Waxed floors and Test cricket

Guyanese under 30 years of age will likely have no knowledge of it, but there was a time in our country when there was a ritual, common in many of the middle class homes, that involved the process of bringing wood floors to a shine by buffing them by hand using wax. It was laborious work, carried out on hands and knees, with none of the wonderful electric polishers of today; it was muscle power and patience and copious sweating on a hot day. Furthermore, unlike the fast-drying polyurethane finishes we have now that can last for years, the wax finish dulled quickly so that the hand-rubbing exercise had to be frequently repeated – perhaps every couple months or so.

soitgoThe Martins family on West Demerara was one of modest means and moved in modest circles, so the waxed floors I refer to here were not on my radar. Indeed, I was probably about 12 years old when I first saw one in a two-storey house on Lamaha Street.

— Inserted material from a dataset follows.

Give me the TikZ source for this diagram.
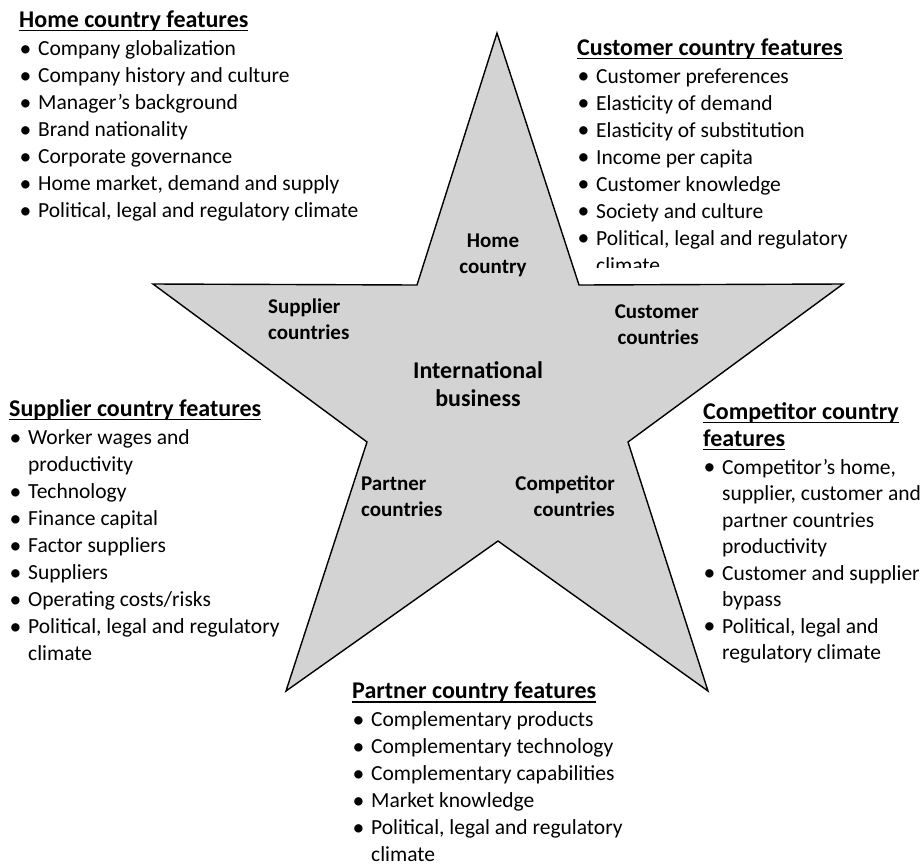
\documentclass[tikz,border=0pt]{standalone}
\usepackage{fontspec}
\setmainfont{Carlito}
\definecolor{starfill}{RGB}{211,211,211}
\newsavebox\hulbox
\newcommand\hul[1]{\sbox\hulbox{#1}\rlap{\rule[-3.8pt]{\wd\hulbox}{1.5pt}}\usebox\hulbox}
\newcommand\hd[1]{{\bfseries\fontsize{24}{27}\selectfont\hul{#1}}}
\newcommand\bul{\raisebox{-0.5pt}{\scalebox{1.1}{\textbullet}}}
\newcommand\itm[1]{\hspace*{0.5pt}\makebox[18.5pt][l]{\bul}#1}
\newcommand\cnt[1]{\hspace*{19pt}#1}
\tikzset{
  listtext/.style={anchor=north west, inner sep=0pt, align=left, font=\fontsize{21.5}{27}\selectfont},
  starlabel/.style={inner sep=0pt, font=\bfseries\fontsize{21}{26}\selectfont},
  biglabel/.style={inner sep=0pt, font=\bfseries\fontsize{24}{28}\selectfont},
  starshape/.style={draw=black, line width=1.4pt, fill=starfill, line join=miter},
}
\begin{document}
\begin{tikzpicture}[x=1pt, y=-1pt]
\useasboundingbox (0,0) rectangle (924,863);
% star
\draw[starshape] (497,33) -- (579,285) -- (843,284) -- (628,442) -- (708,691) -- (498,541) -- (286,691) -- (367,442) -- (153,284) -- (417,285) -- cycle;
% star labels
\node[starlabel, align=center] (home) at (493,255) {Home\\country};
\node[starlabel, align=left, anchor=west] (supp) at (268,319) {Supplier\\countries};
\node[starlabel, align=right, anchor=east] (cust) at (699,324.5) {Customer\\countries};
\node[biglabel, align=center] (ib) at (478,384) {International\\business};
\node[starlabel, align=left, anchor=west] (part) at (361,497) {Partner\\countries};
\node[starlabel, align=right, anchor=east] (comp) at (615,496) {Competitor\\countries};
% home list
\node[listtext] (homelist) at (19,10.8) {\hd{Home country features}\\[1pt]
\itm{Company globalization}\\
\itm{Company history and culture}\\
\itm{Manager’s background}\\
\itm{Brand nationality}\\
\itm{Corporate governance}\\
\itm{Home market, demand and supply}\\
\itm{Political, legal and regulatory climate}};
% customer list (clipped)
\begin{scope}
\clip (560,30) rectangle (924,267);
\node[listtext] (custlist) at (577,38.5) {\hd{Customer country features}\\[1pt]
\itm{Customer preferences}\\
\itm{Elasticity of demand}\\
\itm{Elasticity of substitution}\\
\itm{Income per capita}\\
\itm{Customer knowledge}\\
\itm{Society and culture}\\
\itm{Political, legal and regulatory}\\
\cnt{climate}};
\end{scope}
% supplier list
\node[listtext] (supplist) at (9,399.5) {\hd{Supplier country features}\\[1pt]
\itm{Worker wages and}\\
\cnt{productivity}\\
\itm{Technology}\\
\itm{Finance capital}\\
\itm{Factor suppliers}\\
\itm{Suppliers}\\
\itm{Operating costs/risks}\\
\itm{Political, legal and regulatory}\\
\cnt{climate}};
% competitor list
\node[listtext] (complist) at (703,402.5) {\hd{Competitor country}\\
\hd{features}\\[0.5pt]
\itm{Competitor’s home,}\\[-0.5pt]
\cnt{supplier, customer and}\\[-0.5pt]
\cnt{partner countries}\\[-0.5pt]
\cnt{productivity}\\[-0.5pt]
\itm{Customer and supplier}\\[-0.5pt]
\cnt{bypass}\\[-0.5pt]
\itm{Political, legal and}\\[-0.5pt]
\cnt{regulatory climate}};
% partner list
\node[listtext] (partlist) at (352,682) {\hd{Partner country features}\\[1pt]
\itm{Complementary products}\\
\itm{Complementary technology}\\
\itm{Complementary capabilities}\\
\itm{Market knowledge}\\
\itm{Political, legal and regulatory}\\
\cnt{climate}};
\end{tikzpicture}
\end{document}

I don’t recall whose house it was, or why I was there, but I remember like yesterday walking through the front door and the shock of this expanse of dark-brown shining floor spread out before me. I was a raw country boy; I had never anything even close to that on any floor anywhere; I stood there and gaped. That would have been about 60 years ago.

Last week, in this newspaper, there was a fine column on Test cricket by my friend Ian McDonald in which he wrote eloquently about the game. He said: “I have no doubt that cricket is in fact the greatest game yet invented. No other sport compares with it in the number of skills displayed: batting skill; bowling skill; throwing skill; catching skill; running skill. It requires fitness, strength, delicacy of touch, superb reflexes, footwork like a cat, the eye of a hawk, the precision and accuracy of a master jeweller. It involves individual skill and nerve and also unselfish team play. It calls for short-term tactics and long term-strategy. In the course of a good cricket match there is a mixture of courage, daring, patience, aggression, flair, imagination, expertise and dour defiance that is certainly unequalled in all other, more superficial, games. It is not at all surprising that cricket has inspired by far the best and most varied literature of any sport.” Let’s be clear. I may quibble with Ian’s rating of “the greatest game yet invented”, but his delineation of the skills and qualities the game demands can withstand scrutiny, and I also agree that at times Test cricket is truly captivating. At the same time, however, I don’t think the Test cricket devotees lamenting its problems (Ian is a fervent member of that list) take into account some other issues that apply.

In the first place, Test cricket, like Guyana’s waxed floors, is largely a creature from another time, and the critics of the shorter versions of the game don’t seem to take that change in mind. Essentially, there is scant room in modern life, with its faster pace and quick results, for a sport that often lasts for five full days, with long periods of inaction, and frequently, after the second day, you know it’s a draw. Persons under 30 years of age in today’s world are not going to be attracted to such a sport when the more exciting shorter games, done in one day, are available, and the numbers at the stadium turnstiles are showing that. As I told a friend of mine, who is in Ian’s camp, “You don’t put up with a straight razor, anymore; or spend six days travelling to England by ship. You’re texting instantly instead of using telegrams that take a week to go and come. How do you manage to sit for 8 hours, 5 days in a row, to see a game? In which other team sport does that happen? Why are your children running when you try to corral them to go to a Test match?”

At another point in his Ian on Sunday column, Brother McDonald expressed this hope: “Cricket is a game great enough to rise above the limitations of this overly commercial age. In cricket we will always have dramas and performances to match any in the past.” As much as I respect his projections, the indications are otherwise. I recall a short conversation a few years in Cayman, with a WI Test Series approaching. “So what do you think about cricket?” The young man’s answer came back like a shot: “Bo…ring.” I have heard the arguments from the purists attempting to refute the “boring” label.   I grew up with Test cricket and recognise the elements they proffer, but I also recognise, at the same time, that those elements require a commitment to time that is going to be hard to propel in this fast-paced world. Thousands of young fans, and particularly so many female ones, are now flocking to this shorter fast-paced cricket, and therein also lies the other dilemma – money. The T20s and ODIs are generating earnings beyond belief, at the gate and from broadcasts, for both the promoters of the game and for the professional athletes who play it. In the face of that evidence, those Test cricket devotees who are hoping for a turn back to the Test game are hoping with their heart and not their head. I sympathise with them.

 

Sorry, Ian and the rest of you gentlemen, but the reality is that we’re not going back to the time of waxed floors in Guyana; to when you picked up your girlfriend on a bicycle, and there was no birth-control pill. We’re not going back to four hours churning ice cream; or when a shilling from your visiting uncle was heaven. We’re not going back to taking a photograph and waiting four days to see the print. In today’s world, most of us simply don’t have time for one cricket match lasting five days. Now, it may be that the world was a better place 60 years ago – particularly the hand-churned ice cream – but unfortunately that world is no more. I haven’t seen a waxed floor for years; ditto for a Test match.